Eric Church singles chronology
| "His Kind of Money (My Kind of Love)" (2008) | "Love Your Love the Most" (2009) | "Hell on the Heart" (2009) |

Music video
- "Love Your Love the Most" at CMT.com

= Love Your Love the Most =

"Love Your Love the Most" is a song co-written and recorded by American country music artist Eric Church. It was released in February 2009 as the first single from his 2009 album Carolina. The song became his first Top 10 hit on the US Billboard Hot Country Songs chart with a peak at number 10. Church wrote this song with Michael P. Heeney.

==Content==
"Love Your Love the Most" is a mid-tempo song in which the male narrator lists off various objects that he likes (e.g. "Yes, I love good cold beer / And mustard on my fries / I love a good loud honky-tonk / That rocks on Friday nights"). He then goes on to say that although he loves these, what he loves most is his female partner ("Honey, I love your love the most").

==Critical reception==
Dan Milliken of Country Universe gave the song a D− grade, saying that the lyrics "[run] through a pointless list of completely unrelated things he likes or believes in[…]This time, though, the list is set up to show his woman that he appreciates her more than even the finest in material pleasures." He compared its theme to Tom T. Hall's Number One hit "I Love", but said that while that song "sounded knowingly silly", "Love Your Love the Most" had a more serious sound in contrast to its list approach. In 2017, Billboard contributor Chuck Dauphin put "Love Your Love the Most" at number nine on his top 10 list of Church's best songs.

==Music video==
The music video, directed by Adam Hall, premiered on CMT on March 24, 2009. The video sees a man walking into a pawn shop attempting to sell a guitar and comes across a View-Master on the counter and begins looking through the reels. The reels feature Church performing the song and each slide shows him performing a different action. Upon completing the slideshow, the man feeling inspired by the song, decides to keep his guitar.

==Chart performance==
"Love Your Love the Most" debuted at number 59 on the U.S. Billboard Hot Country Songs for the week of February 28, 2009.

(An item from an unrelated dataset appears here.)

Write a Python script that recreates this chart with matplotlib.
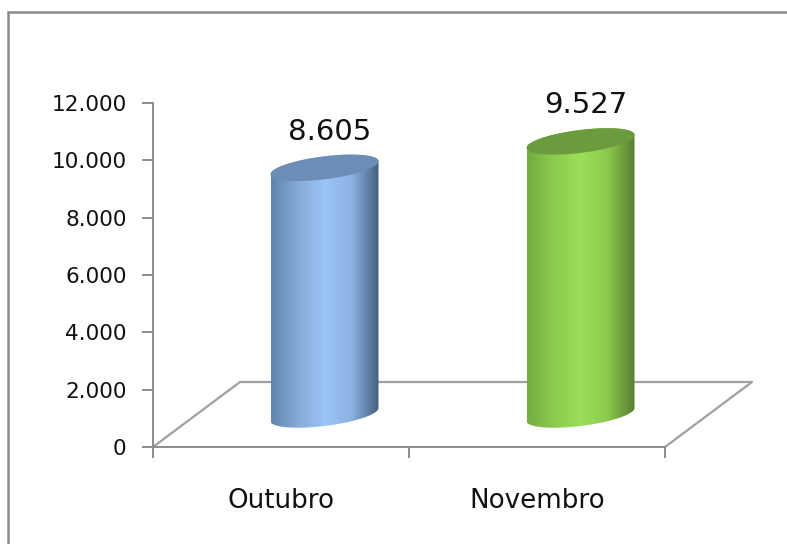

| Chart (2009) | Peak Position |
|---|---|
| Canada Country (Billboard) | 23 |
| US Hot Country Songs (Billboard) | 10 |
| US Billboard Hot 100 | 63 |

===Year-end charts===

| Chart (2009) | Position |
|---|---|
| US Country Songs (Billboard) | 39 |

==Certifications==

| Region | Certification | Certified units/sales |
| United States (RIAA) | 2× Platinum | 2,000,000^{‡} |
^{‡} Sales+streaming figures based on certification alone.